Ataturk Museum and Tire Museum in Izmir,
Izmir Ataturk Museum:
Ataturk House and Ataturk Museum in Izmir are situated on Ataturk Boulevard in the district of Gundogdu.
Ataturk House was built from 1860-1862, used as a hotel for a while, then in 1927 bought by the Izmir Municipality who presented it to Ataturk. Ataturk stayed here during his visits to Izmir, and after his death, the house was preserved in its original state and turned into a museum.
Ataturk Museum is a two-story building whose facade is decorated with marble. The arched door leads to a long hall with doors opening onto side rooms and niches in the walls. To the right is a double flight of marble steps leading to the upper floor. At the foot of the stairs are statues. At the top of the stairs is a large carpeted room containing mirrors, statues, and armchairs. There is a balcony facing the sea, a balcony room, and a bedroom on either side. The room to the south is Ataturk’s bedroom, which has an Isparta carpet on the floor and velvet curtains at the windows. The room contains Ataturk’s bedstead, bed covers, commode, a velvet sofa and armchairs, mirrors, upright chairs, and pictures. A door leads to an adjoining bathroom. The room to the north is the one which the Shah of Iran, Riza Shah Pehlevi, stayed in when he visited Turkey as Ataturk’s guest. This room contains a bed.
In the other rooms of the museum are oil paintings, photographs of Ataturk, chests of drawers and mirrors, chandeliers, metal ewers, and bronze and marble statues. The caique which Ataturk used to use when in Izmir is near the entrance at the bottom of the stairs.
Tire Museum:
The Tire Museum was founded in 1935 in the Imaret Mosque in Tire, and in 1971 reopened in a new museum building. There are some archaeological items, but most of the works in the museum are ethnographic. There are four rooms on the upper floor, one of which contains archaeological items, while the other three contain ethnographical items.

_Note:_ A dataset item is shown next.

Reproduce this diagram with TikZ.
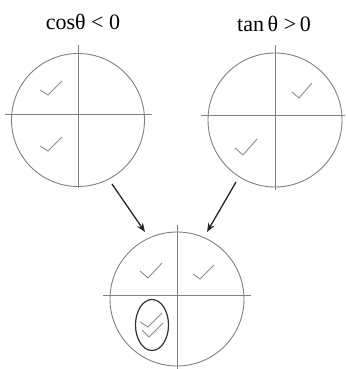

Room 1: This room houses the archaeological section, and contains Roman period statues, a clay sarcophagus, a marble Hermaphrodite, a bas-relief of Cybele, statues of lions, and Roman period lamps, dishes, figures, and glass perfume and tear bottles. This room also contains gold Raman ornaments, and a collection of Roman, Byzantine and Islamic coins.
Rooms II – IV: These rooms contain examples of bridal embroidery (flower motifs worked in silver or gold thread), robes, jackets, handkerchiefs, purses for money, tobacco and seals, silver ornaments, gilded vases, censers, spoons, kitchen utensils, revolvers, swords, gilded handwritten Korans, lamps, and Ottoman period glass objects, from Tire.
On the ground floor, there are both archaeological and ethnographic works. Among the exhibits is a collection of tekke objects used by dervishes such as castanets, cymbals, tambourines bowls and axes. There are also guns, swords, tables inlaid with mother of pearl, clay heads, figures, lamps, dishes, crosses made of silver, mother of pearl and glass, agate seals, and masonry from the Roman and Byzantine periods. There are also carved wooden boxes and pediments, and the wooden pulpit pediment of Lutfi Pasha Mosque, and other examples of wood carving.